Mr. Bush's economic theory on the advantages of free trade is a hard sell for both Canada and several Latin American nations, who argue that free trade gives the United States an unfair competitive advantage.
"Over the long term, trade is the most certain path to lasting prosperity," Mr. Bush told other world leaders gathered at the summit. "Together we will ... lift all our nations, and show the world that free societies and free markets can deliver real benefits to our citizens."
Canadian Prime Minister Paul Martin, who intended to use the summit partly to improve relations with Washington, criticized his southern neighbor's economic policies, saying developing countries cannot immediately compete in the cutthroat global economy.
He said even the United States and other rich nations once "asked for time to adjust" to changing economies through agricultural subsidies and other supports. Martin added that the time for those nations to eliminate such programs "is long past due."
The United States also faced opposition to its insistence on setting a 2005 deadline for the Free Trade Area of the Americas - a hemisphere-wide trade zone - in the summit's final declaration. Venezuelan President Hugo Chavez, who opposes the accord, has pushed instead for a humanitarian fund that could be used to help countries during financial and natural disasters.
Peruvian President Alejandro Toledo criticized U.S. officials for refusing to lower agricultural subsidies while asking poor nations "to play ball in the free trade court." Paraguay's president, Nicanor Duarte, called for "Americas for all people, not for a few."
Chilean President Ricardo Lagos said: "This isn't the poorest continent, but it is perhaps one of the most unfair."
Chavez, in a speech that ran long over the three-minute limit, passionately argued for "a new moral architecture" in the hemisphere that "favors the weakest."
He said he would like to join the economies of Latin America before any formal trade ties are established with North America. What currently exists, he said, is an "infernal machine that produces more poor people each minute."
Chavez also pointed out that the United States escaped the Depression not through initiatives like free trade, but through the New Deal, a far-reaching, socialist program that provided government jobs.
President Bush referred to another controversial U.S. initiative when he urged countries to ban all corrupt officials from crossing their borders. The United States has asked other leaders to agree to a proposal that would ban corrupt nations from the OAS.

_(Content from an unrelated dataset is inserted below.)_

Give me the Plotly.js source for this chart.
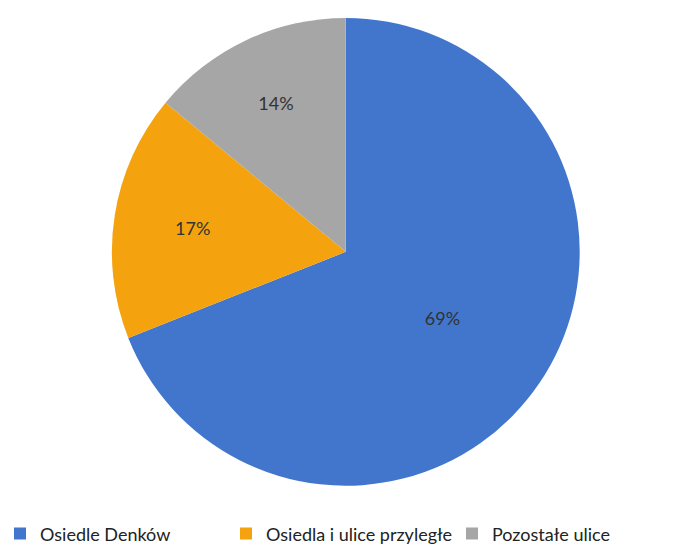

"Today, I signed a proclamation denying corrupt officials entry into my country," President Bush said Monday. "I urge other countries to take similar actions."
The president also took aim at Chavez, who recently accused the United States of "sticking its nose" into his country's affairs when Washington urged that he allow a referendum on his recall from office to proceed.
The "support of democratic institutions ... gives hope and strength to those struggling to preserve their God-given rights, whether in Venezuela, or Haiti, or Bolivia," Bush said.
Chavez told reporters Monday that the United States was suffering from a "lack of information" and "great contradictions" in its attitude toward his country.
"We are working to make clear to the world what we are," he said. "Venezuela has a vigorous, participative democracy with a country rebuilding itself from scratch."